Ensuring Traceability and Auditability
A defensible emissions inventory must be transparent regarding data sources and transformation steps. To this end, the BeWo platform records essential references for each data point:
- Entry Number: Identifies the specific G/L entry from which the data was derived.
- Voucher Number: Connects the emission line item to a particular voucher or set of transactions.
- Document Attachment Number: Points directly to the source invoice or receipt, enabling auditors and stakeholders to verify the underlying details.
- Account Number: Indicates the specific account chosen during the configuration, linking the transaction to a defined category of expenses.
These references facilitate external verification, allowing auditors or other reviewers to trace each emission calculation back to its original financial record and supporting documentation.
The availablity of these references may vary depending on the ERP system in use and the recorded data in the system.
Enhancing Accuracy with Supplementary Information
The quality of emissions data improves in proportion to the completeness and specificity of the underlying sources.

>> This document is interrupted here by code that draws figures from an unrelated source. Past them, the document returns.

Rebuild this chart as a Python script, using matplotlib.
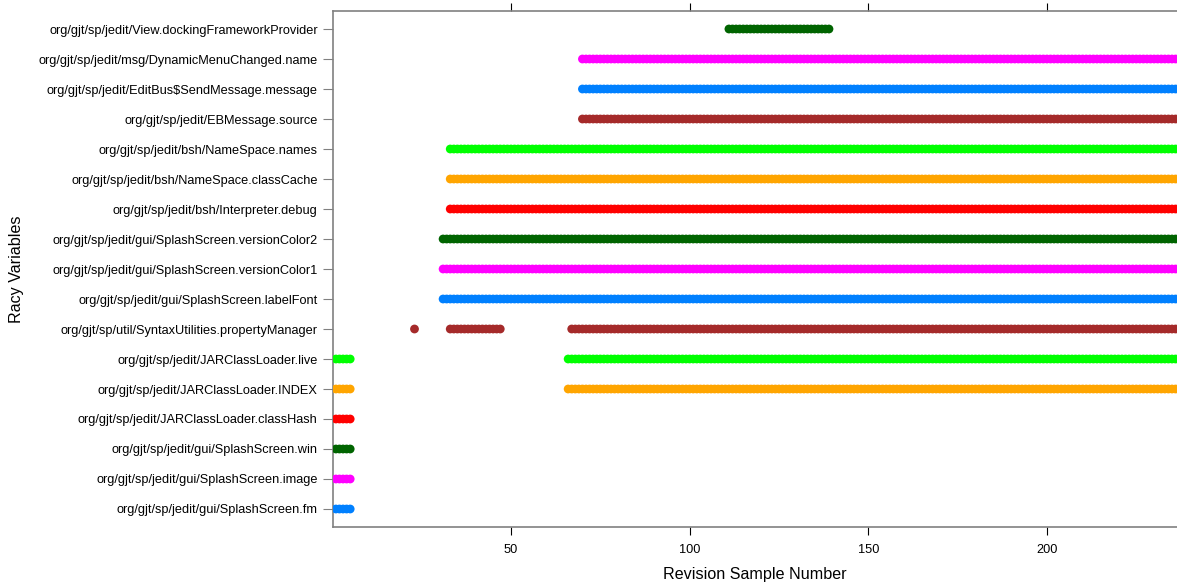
import numpy as np
import matplotlib
matplotlib.use("Agg")
import matplotlib.pyplot as plt

plt.rcParams['font.family'] = ['Liberation Sans', 'DejaVu Sans']

# variables, bottom to top
variables = [
    "org/gjt/sp/jedit/gui/SplashScreen.fm",
    "org/gjt/sp/jedit/gui/SplashScreen.image",
    "org/gjt/sp/jedit/gui/SplashScreen.win",
    "org/gjt/sp/jedit/JARClassLoader.classHash",
    "org/gjt/sp/jedit/JARClassLoader.INDEX",
    "org/gjt/sp/jedit/JARClassLoader.live",
    "org/gjt/sp/util/SyntaxUtilities.propertyManager",
    "org/gjt/sp/jedit/gui/SplashScreen.labelFont",
    "org/gjt/sp/jedit/gui/SplashScreen.versionColor1",
    "org/gjt/sp/jedit/gui/SplashScreen.versionColor2",
    "org/gjt/sp/jedit/bsh/Interpreter.debug",
    "org/gjt/sp/jedit/bsh/NameSpace.classCache",
    "org/gjt/sp/jedit/bsh/NameSpace.names",
    "org/gjt/sp/jedit/EBMessage.source",
    "org/gjt/sp/jedit/EditBus$SendMessage.message",
    "org/gjt/sp/jedit/msg/DynamicMenuChanged.name",
    "org/gjt/sp/jedit/View.dockingFrameworkProvider",
]

# revision ranges (inclusive) where each variable is racy
last_rev = 240
ranges = [
    [(1, 5)],
    [(1, 5)],
    [(1, 5)],
    [(1, 5)],
    [(1, 5), (66, last_rev)],
    [(1, 5), (66, last_rev)],
    [(23, 23), (33, 47), (67, last_rev)],
    [(31, last_rev)],
    [(31, last_rev)],
    [(31, last_rev)],
    [(33, last_rev)],
    [(33, last_rev)],
    [(33, last_rev)],
    [(70, last_rev)],
    [(70, last_rev)],
    [(70, last_rev)],
    [(111, 139)],
]

palette = ["#0080ff", "#ff00ff", "#006400", "#ff0000", "#ffa500", "#00ff00", "#a52a2a"]

fig = plt.figure(figsize=(11.77, 5.85), dpi=100)
ax = fig.add_axes([333/1177, 1 - 527/585, 1 - 333/1177, (527 - 11)/585])

for i, (name, segs) in enumerate(zip(variables, ranges)):
    xs = np.concatenate([np.arange(a, b + 1) for a, b in segs])
    ax.scatter(xs, np.full(len(xs), i + 1), s=40, color=palette[i % len(palette)],
               edgecolors='none', zorder=3)

ax.set_xlim(0.19, 236.4)
ax.set_ylim(0.4, len(variables) + 0.6)
ax.set_yticks(np.arange(1, len(variables) + 1))
ax.set_yticklabels(variables, fontsize=9.2)
ax.set_xticks([50, 100, 150, 200])
ax.tick_params(axis='x', which='both', direction='out', length=6, color='black',
               top=True, labeltop=False, labelsize=9.2, pad=6)
ax.tick_params(axis='y', direction='out', length=7, color='#808080', labelsize=9.2, pad=4)
for s in ['left', 'top', 'bottom']:
    ax.spines[s].set_color('#808080')
    ax.spines[s].set_linewidth(1.2)
ax.spines['right'].set_visible(False)

ax.set_xlabel("Revision Sample Number", fontsize=11.6, labelpad=8)
fig.text(17/1177, 1 - 269/585, "Racy Variables", rotation=90, fontsize=11.6,
         ha='center', va='center')

fig.savefig("out.png", dpi=100)
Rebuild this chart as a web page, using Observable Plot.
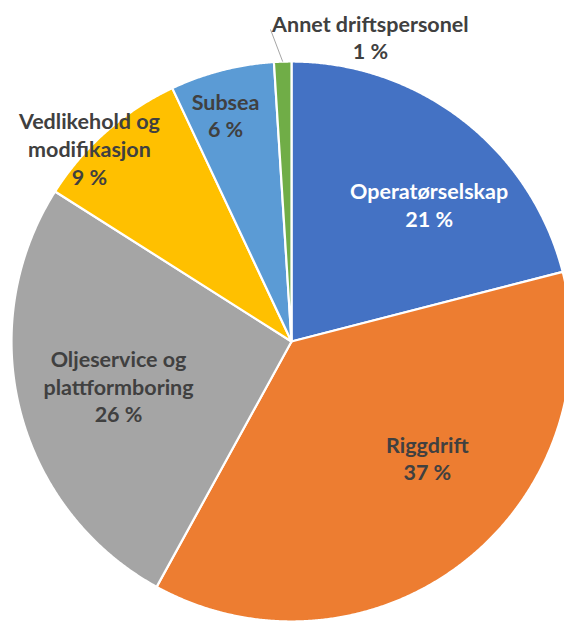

Beyond invoices and vendor details, organizations may integrate additional documents or supplier statements for more sophisticated analyses. Such enhancements, while not strictly necessary, can incrementally improve the accuracy and relevance of the resulting emissions estimates.
Next Steps: Selecting and Prioritizing Emission Factors
Once the financial data and supporting documents establish a comprehensive activity profile, the subsequent step involves assigning appropriate emission factors to translate these activities into quantitative GHG emissions. The selection and prioritization of emission factors are critical to producing estimates that are both credible and policy-aligned.
For guidance on emission factor selection, refer to the article on Selecting & Prioritizing Emission Factors.
By grounding the carbon accounting process in posted ERP transactions and enriching these entries with additional contextual data, the BeWo methodology ensures a solid, auditable foundation for emissions reporting. This approach aligns with the principles of the GHG Protocol, supports rigorous external verification, and upholds the integrity of the organization’s carbon inventory.